Another example was “after the Revolutionary War when the U.S. was forming,” the economics professor described. “Alexander Hamilton, the first secretary of the U.S. Treasury, only paid some of the inherited colonial debt,” Rugoff explained, adding:
We’ve also had high inflation recently — so, if you’re a U.S. debt holder, the value of your holding has reduced markedly in the last two years. That is a kind of default since you weren’t expecting the loss of value but it is much less disruptive than this situation which is like facing a black hole.
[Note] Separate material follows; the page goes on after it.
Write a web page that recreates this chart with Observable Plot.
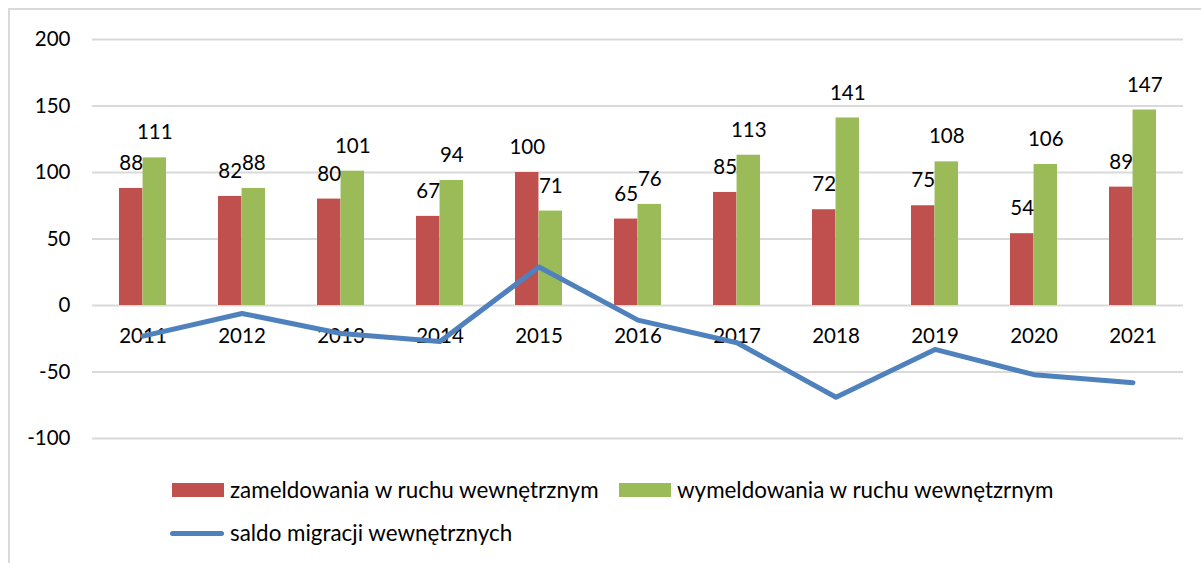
<!DOCTYPE html>
<html>
<head>
<meta charset="utf-8">
<script src="https://cdn.jsdelivr.net/npm/d3@7"></script>
<script src="https://cdn.jsdelivr.net/npm/@observablehq/plot@0.6"></script>
<style>
  html, body { margin: 0; padding: 0; background: #fff; width: 1201px; height: 563px; overflow: hidden; }
  body { position: relative; font-family: Lato, "Open Sans", sans-serif; color: #000; }
  #frame { position: absolute; left: 8px; top: 8px; width: 1400px; height: 800px; border: 2px solid #d9d9d9; box-sizing: border-box; }
  #chart { position: absolute; left: 0; top: 0; }
  .leg { position: absolute; font-size: 22.4px; line-height: 22px; white-space: nowrap; display: flex; align-items: center; }
  .sw { display: inline-block; margin-right: 6px; }
</style>
</head>
<body>
<div id="frame"></div>
<div id="chart"></div>
<div class="leg" style="left:172px; top:479px;"><span class="sw" style="width:52px;height:14px;background:#C0504D"></span>zameldowania w ruchu wewnętrznym</div>
<div class="leg" style="left:619px; top:479px;"><span class="sw" style="width:52px;height:14px;background:#9BBB59"></span>wymeldowania w ruchu wewnętzrnym</div>
<div class="leg" style="left:170px; top:522px;"><span class="sw" style="width:54px;height:5px;border-radius:3px;background:#4F81BD"></span>saldo migracji wewnętrznych</div>
<script>
const years = ["2011","2012","2013","2014","2015","2016","2017","2018","2019","2020","2021"];
const zameldowania = [88, 82, 80, 67, 100, 65, 85, 72, 75, 54, 89];
const wymeldowania = [111, 88, 101, 94, 71, 76, 113, 141, 108, 106, 147];
const saldo = [-23, -6, -21, -27, 29, -11, -28, -69, -33, -52, -58];
const yTicks = [-100, -50, 0, 50, 100, 150, 200];

const W = 1201, H = 460, mL = 92, mR = 18, mT = 39, mB = 22;
const pInner = 0.525, pOuter = pInner / 2;
const step = (W - mL - mR) / (years.length - pInner + 2 * pOuter);
const bw = step * (1 - pInner);

const red = years.map((y, i) => ({year: y, v: zameldowania[i]}));
const green = years.map((y, i) => ({year: y, v: wymeldowania[i]}));
const line = years.map((y, i) => ({year: y, v: saldo[i]}));

const fontSize = 20.5;
const chart = Plot.plot({
  width: W, height: H,
  marginLeft: mL, marginRight: mR, marginTop: mT, marginBottom: mB,
  style: {fontFamily: "Lato, 'Open Sans', sans-serif", fontSize: fontSize + "px", background: "transparent", color: "#000"},
  x: {type: "band", domain: years, paddingInner: pInner, paddingOuter: pOuter, axis: null},
  y: {domain: [-100, 200], ticks: yTicks, tickFormat: d => String(d), tickSize: 0, tickPadding: 22, label: null},
  marks: [
    Plot.ruleY(yTicks, {stroke: "#d9d9d9", strokeWidth: 2}),
    Plot.barY(red, {x: "year", y: "v", fill: "#C0504D", insetRight: bw / 2}),
    Plot.barY(green, {x: "year", y: "v", fill: "#9BBB59", insetLeft: bw / 2}),
    Plot.text(red, {x: "year", y: "v", text: d => String(d.v), dx: -bw / 4, dy: -25, fill: "#000", fontSize: fontSize}),
    Plot.text(green, {x: "year", y: "v", text: d => String(d.v), dx: bw / 4, dy: -25, fill: "#000", fontSize: fontSize}),
    Plot.text(years, {x: d => d, y: () => 0, text: d => d, dy: 31, fill: "#000", fontSize: fontSize}),
    Plot.line(line, {x: "year", y: "v", stroke: "#4F81BD", strokeWidth: 5, strokeLinejoin: "round", strokeLinecap: "round"})
  ]
});
document.getElementById("chart").appendChild(chart);
</script>
</body>
</html>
U.S. Treasury Secretary Janet Yellen has said that the Treasury may not be able to pay all of the government’s bills as early as June 1 “if Congress does not raise or suspend the debt limit before that time.” However, some believe that raising the debt ceiling will make the problem worse, including economist Peter Schiff.
Like Yellen, the Congressional Budget Office similarly warned that the government could default on its debt in the first two weeks of June. The IMF cautioned last week that a U.S. default would have “very serious repercussions.” Meanwhile, former President and 2024 presidential candidate Donald Trump has urged Republican lawmakers to let the U.S. default on its debt if the Democrats do not agree to spending cuts.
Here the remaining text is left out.